Umut Ozguc is a lecturer at International Relations. She is an international relations scholar with a research interest in critical border and security studies. She joined Deakin University in 2020 after working as a postdoctoral research fellow in International Ethics at the UNSW Canberra. Her research focuses on the construction of borders in settler colonial states, border walls, posthuman borders, and the changing nature of security in the context of global mobility regime. She is the co-founder of Australian Critical Border Studies Network. 
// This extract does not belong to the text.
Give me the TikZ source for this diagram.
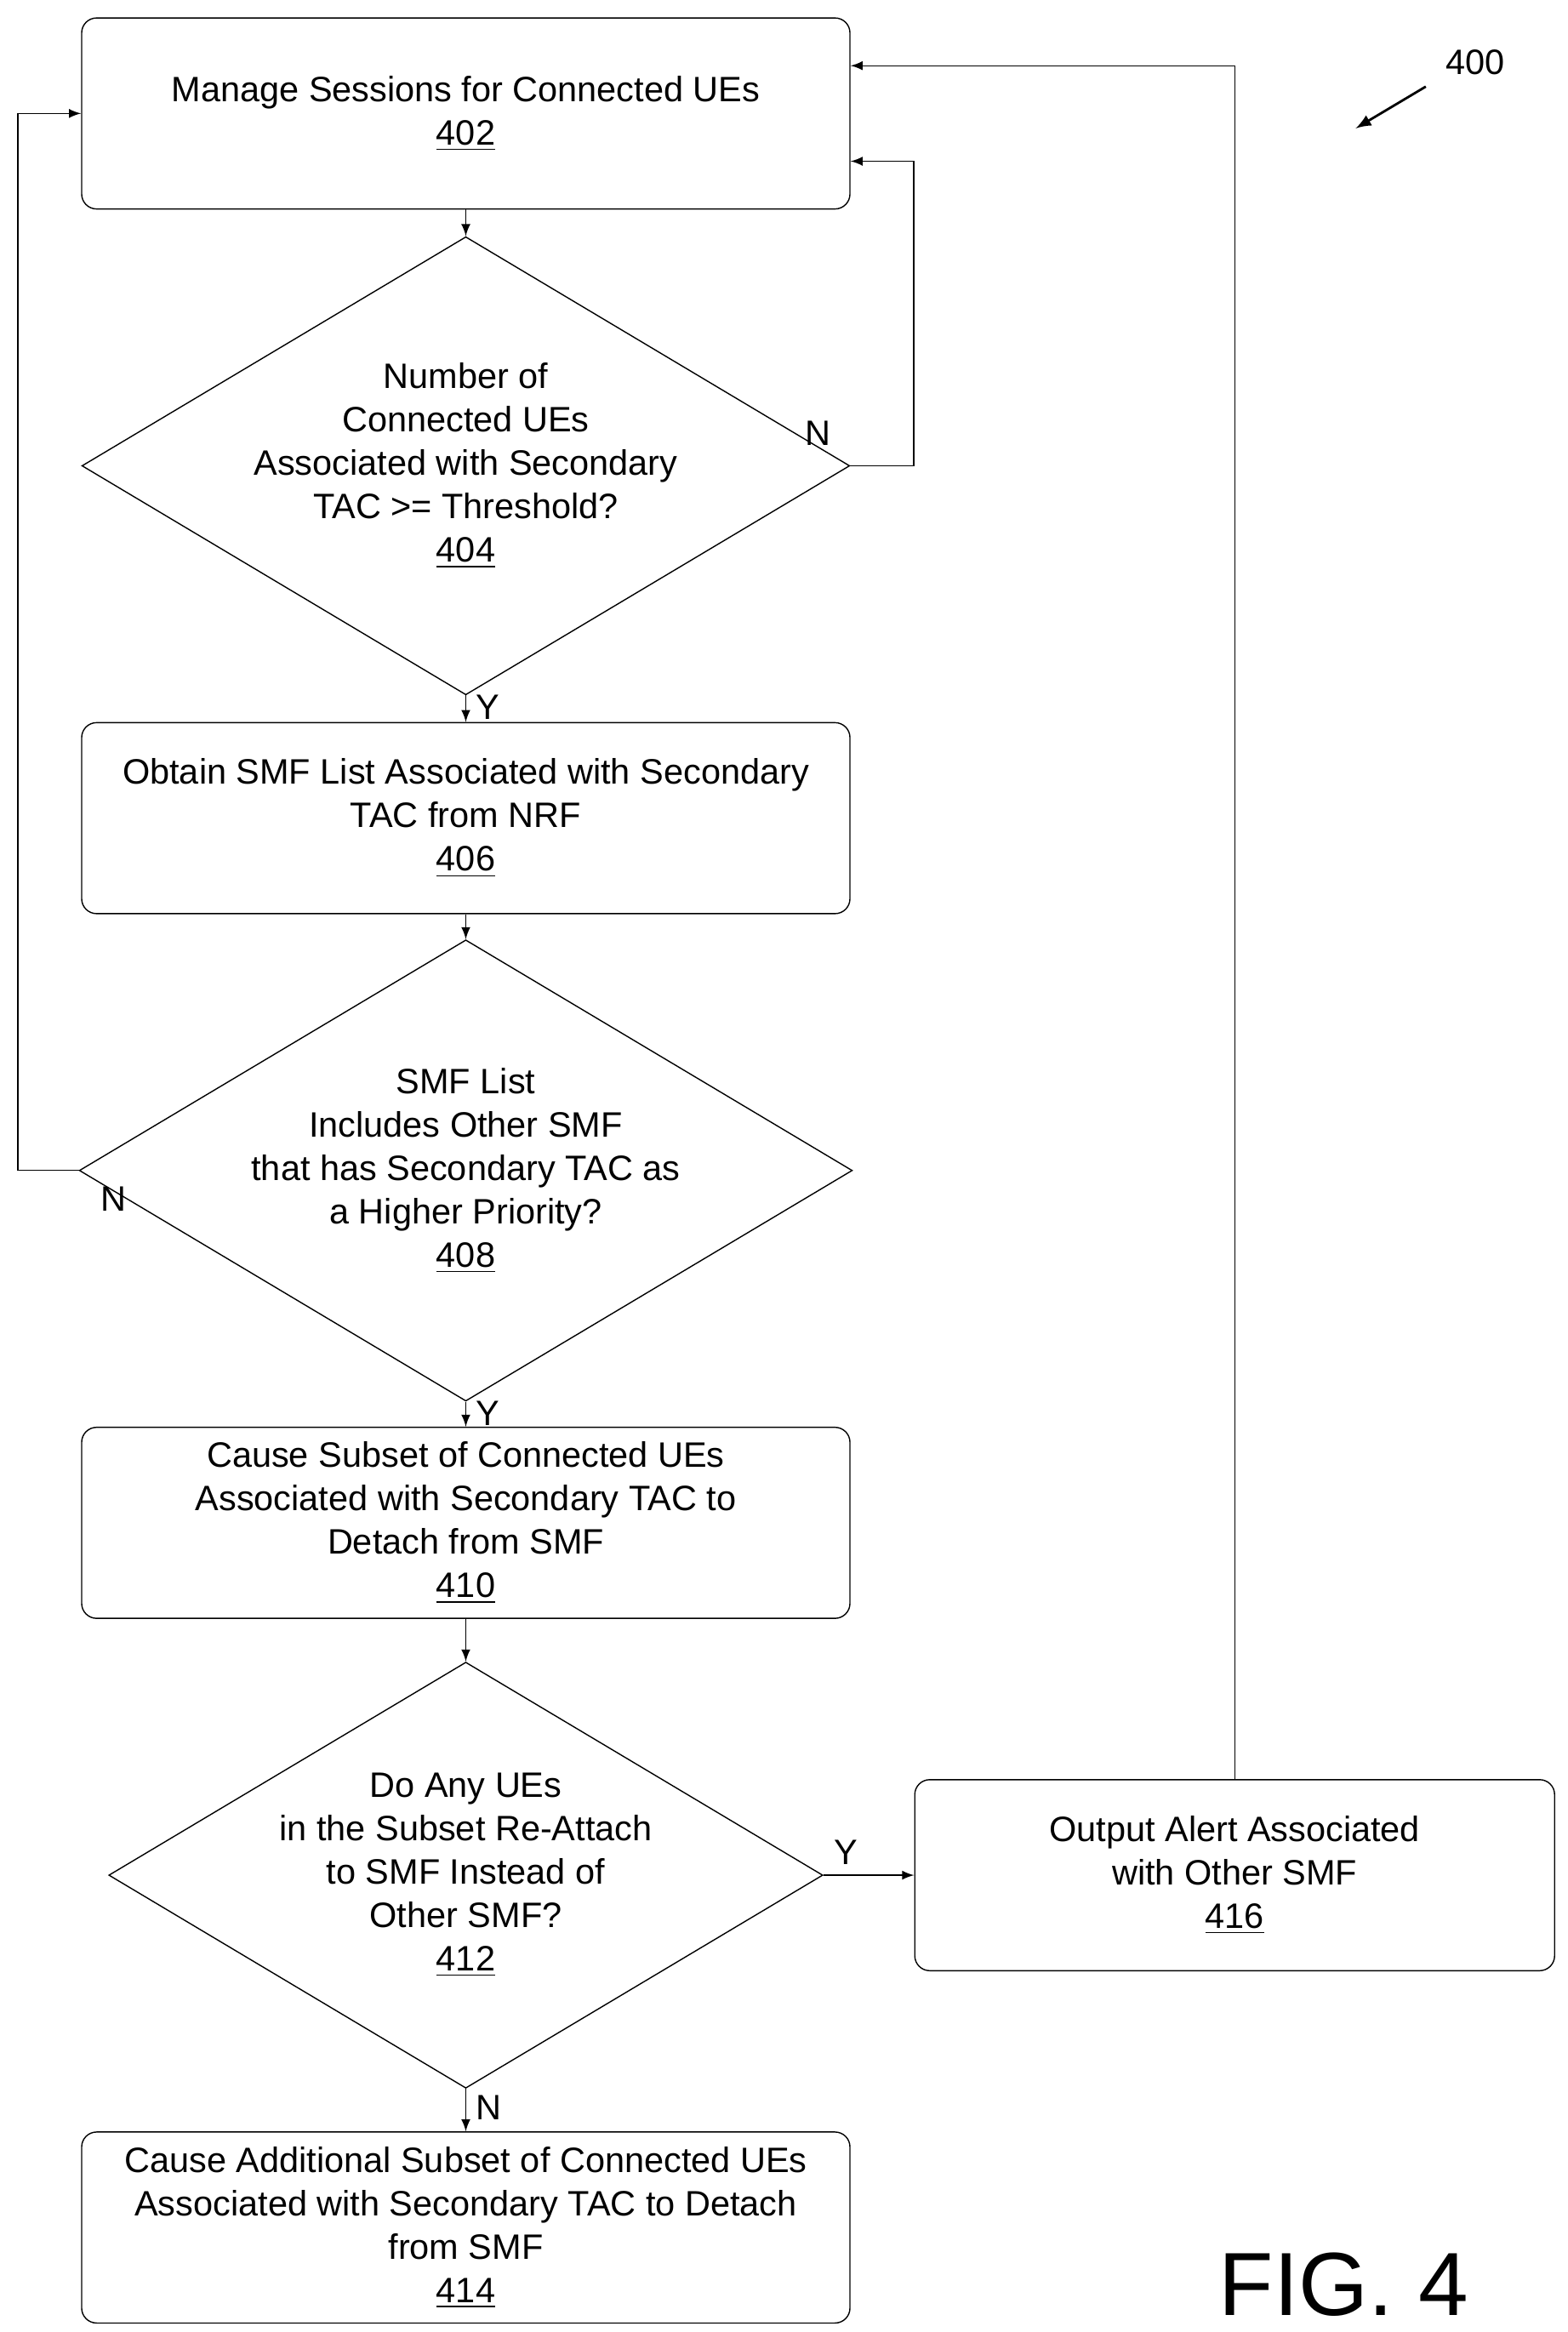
\documentclass[tikz,border=0pt]{standalone}
\usepackage{fontspec}
\setmainfont{Liberation Sans}
\usetikzlibrary{shapes.geometric}

\begin{document}
\begin{tikzpicture}[x=0.01754cm, y=-0.01754cm, font=\fontsize{11.8pt}{14.5pt}\selectfont,
  box/.style={draw, rectangle, rounded corners=5pt, minimum width=9.03cm, minimum height=2.245cm, align=center, thin},
  dec/.style={draw, diamond, aspect=1.676, minimum width=7.52cm, minimum height=4.49cm, inner sep=0pt, align=center, thin},
  arr/.style={->, >=latex, thin}]
\useasboundingbox (0,0) rectangle (1050,1562);
\node (manage) [box] at (312,76) {Manage Sessions for Connected UEs\\\underline{402}};
\node (count) [dec] at (312,312) {Number of\\Connected UEs\\Associated with Secondary\\TAC >= Threshold?\\\underline{404}};
\node (obtain) [box] at (312,548) {Obtain SMF List Associated with Secondary\\TAC from NRF\\\underline{406}};
\node (other) [dec] at (312,784) {SMF List\\Includes Other SMF\\that has Secondary TAC as\\a Higher Priority?\\\underline{408}};
\node (detach) [box] at (312,1020) {Cause Subset of Connected UEs\\Associated with Secondary TAC to\\Detach from SMF\\\underline{410}};
\node (reattach) [dec] at (312,1256) {Do Any UEs\\in the Subset Re-Attach\\to SMF Instead of\\Other SMF?\\\underline{412}};
\node (more) [box] at (312,1492) {Cause Additional Subset of Connected UEs\\Associated with Secondary TAC to Detach\\from SMF\\\underline{414}};
\node (alert) [box, minimum width=7.52cm] at (827,1256) {Output Alert Associated\\with Other SMF\\\underline{416}};

\draw[arr] (manage) -- (count);
\draw[arr] (count) -- node[right, pos=0.45] {Y} (obtain);
\draw[arr] (obtain) -- (other);
\draw[arr] (other) -- node[right, pos=0.45] {Y} (detach);
\draw[arr] (detach) -- (reattach);
\draw[arr] (reattach) -- node[right, pos=0.45] {N} (more);
\draw[arr] (reattach) -- node[above, pos=0.25] {Y} (alert);
\draw[arr] (count.east) -- (612,312) -- (612,108) -- (manage.east |- 0,108);
\node (n404) at (548,290) {N};
\draw[arr] (other.west) -- (12,784) -- (12,76) -- (manage.west);
\node (n408) at (76,803) {N};
\draw[arr] (alert.north) -- (827,44) -- (manage.east |- 0,44);

\node (fignum) at (988,42) {400};
\coordinate (tip) at (908,86);
\draw[arr, thick] (955,58) -- (tip);
\node (fig) at (900,1530) {\fontsize{30pt}{33pt}\selectfont FIG. 4};
\end{tikzpicture}
\end{document}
Dr Daniel Ghezelbash is an Associate Professor and Deputy Director of the Kaldor Centre for International Refugee Law at UNSW Sydney. His research interests include international and comparative refugee and migration law, judicial analytics and access to justice. His research transcends traditional disciplinary barriers, drawing on everything from law, computing, political science, behavioural psychology and data science. He is an Australian Research Council DECRA Fellow, leading a project examining fast-track asylum policies, and whether it is possible to design procedures which are both fair and efficient. He has also published widely on the way restrictive asylum policies have spread around the world. This is the topic of his book, Refuge Lost: Asylum Law in an Interdependent World (Cambridge University Press, 2018).